When I was studying martial arts, my instructors re-iterated many points, one of the most pertinent was the point that we are all students. We must all keep an open mind and approach the world as a student always ready to learn. When you have that mentality you are ready to accept new information, or information that may disagree with previously accepted truth. Many people that become very experienced in a particular field become close-minded and set in their ways...they no longer attempt to receive new information or information that may contradict with what they currently believe. This is Bad. People with less experience than you can still offer valuable information to more experienced folks. New blood brings new insight, new ideas, challenging the old, we must all be open to the XXX jump wonder that may change your entire perception.

People with thousands of jumps still go in.
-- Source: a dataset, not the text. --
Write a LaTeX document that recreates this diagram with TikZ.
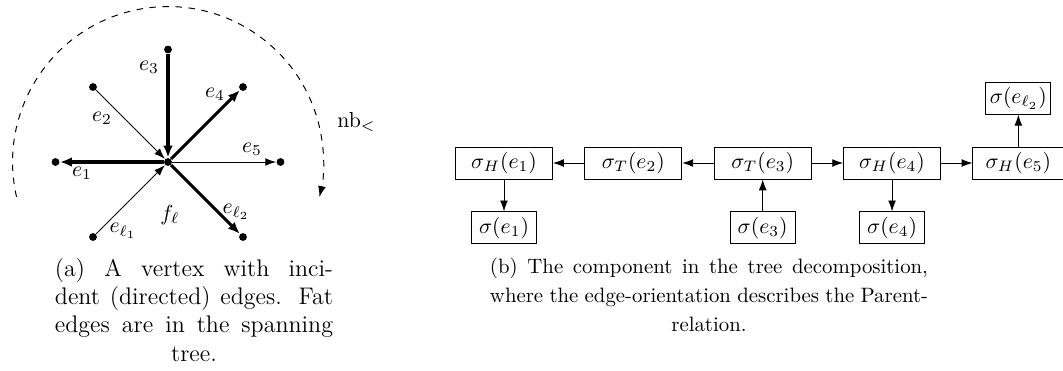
\documentclass[tikz,border=0pt]{standalone}
\usepackage{amsmath,amssymb}
\usepackage{tikz}
\usetikzlibrary{positioning,arrows.meta}

\begin{document}
\begin{tikzpicture}[x=0.46pt, y=-0.46pt, >={Latex[length=5pt,width=3.6pt]}, node distance=14.7pt and 14.5pt]
  \tikzstyle{vert}=[circle, fill, inner sep=0pt, minimum size=3.6pt]
  \tikzstyle{treeedge}=[line width=1.4pt, -{Latex[length=5.5pt,width=4.4pt]}]
  \tikzstyle{otheredge}=[line width=0.45pt, ->]
  \tikzstyle{bag}=[draw, minimum width=44.6pt, minimum height=14.7pt, inner sep=0pt]
  \tikzstyle{leaf}=[draw, minimum width=29.9pt, minimum height=14.7pt, inner sep=0pt]
  \tikzstyle{capt}=[align=center, inner sep=0pt, anchor=north]
  \useasboundingbox (0,0) rectangle (1063,370);

  % (a) the vertex and its incident edges
  \node[vert] (v) at (168,162) {};
  \node[vert] (n1) at (55.5,162) {};
  \node[vert] (n2) at (93,87) {};
  \node[vert] (n3) at (168,49.5) {};
  \node[vert] (n4) at (243,87) {};
  \node[vert] (n5) at (280.5,162) {};
  \node[vert] (l1) at (93,237) {};
  \node[vert] (l2) at (243,237) {};
  \draw[treeedge] (v) -- (n1);
  \draw[otheredge] (n2) -- (v);
  \draw[treeedge] (n3) -- (v);
  \draw[treeedge] (v) -- (n4);
  \draw[otheredge] (v) -- (n5);
  \draw[otheredge] (l1) -- (v);
  \draw[treeedge] (v) -- (l2);
  \node at (149,67) {$e_3$};
  \node at (102,118) {$e_2$};
  \node at (215,94) {$e_4$};
  \node at (252,149) {$e_5$};
  \node at (82,173) {$e_1$};
  \node at (170,215) {$f_\ell$};
  \node at (123,231) {$e_{\ell_1}$};
  \node at (236,212) {$e_{\ell_2}$};
  \draw[otheredge, dashed] (v) ++(193:71.5pt) arc[start angle=193, end angle=-13, radius=71.5pt];
  \node[anchor=base west, inner sep=0pt] (nb) at (337,127) {$\mathrm{nb}_<$};

  % (b) the component in the tree decomposition
  \node[bag] (h1) at (504,163) {$\sigma_H(e_1)$};
  \node[bag, right=of h1] (t2) {$\sigma_T(e_2)$};
  \node[bag, right=of t2] (t3) {$\sigma_T(e_3)$};
  \node[bag, right=of t3] (h4) {$\sigma_H(e_4)$};
  \node[bag, right=of h4, minimum width=41.8pt] (h5) {$\sigma_H(e_5)$};
  \node[leaf, below=of h1] (s1) {$\sigma(e_1)$};
  \node[leaf, below=of t3] (s3) {$\sigma(e_3)$};
  \node[leaf, below=of h4] (s4) {$\sigma(e_4)$};
  \node[leaf, above=of h5] (sl2) {$\sigma(e_{\ell_2})$};
  \draw[->] (t2) -- (h1);
  \draw[->] (t3) -- (t2);
  \draw[->] (t3) -- (h4);
  \draw[->] (h4) -- (h5);
  \draw[->] (h1) -- (s1);
  \draw[->] (s3) -- (t3);
  \draw[->] (h4) -- (s4);
  \draw[->] (h5) -- (sl2);

  % captions
  \node[capt, font=\fontsize{11.04}{13}\selectfont] (capa) at (194,258) {\makebox[127.9pt][s]{(a) A vertex with inci-}\\
    \makebox[127.9pt][s]{dent (directed) edges. Fat}\\
    \makebox[127.9pt][s]{edges are in the spanning}\\
    tree.};
  \node[capt, font=\fontsize{9.57}{13.4}\selectfont] (capb) at (709,257.5) {\makebox[201.5pt][s]{(b) The component in the tree decomposition,}\\
    \makebox[201.5pt][s]{where the edge-orientation describes the Parent-}\\
    relation.};
\end{tikzpicture}
\end{document}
Often to negligence, often to arrogance. These are things that NO ONE in this sport can afford to partake of.

I *never* discount what anyone tells me, even if they are less experienced than I am. I take all information with a bit of skepticism and critically analyze *everything* people proport as truth. People are fallible and can often be wrong, this isn't limited to someone with less than 100 jumps.

Keep your ears and eyes open, cut people some slack, and if you have a stick up your butt, promptly remove it :>

-Rory *cha-ching*

P.S. Ron knows absolutely nothing about Angela's situation. She was not kicked off of any DZ, she was not kicked off of any DZ for anything that she did wrong, it was a personal beef, not deficient skill. Please do not assume that any BS he spouts about this is based in reality.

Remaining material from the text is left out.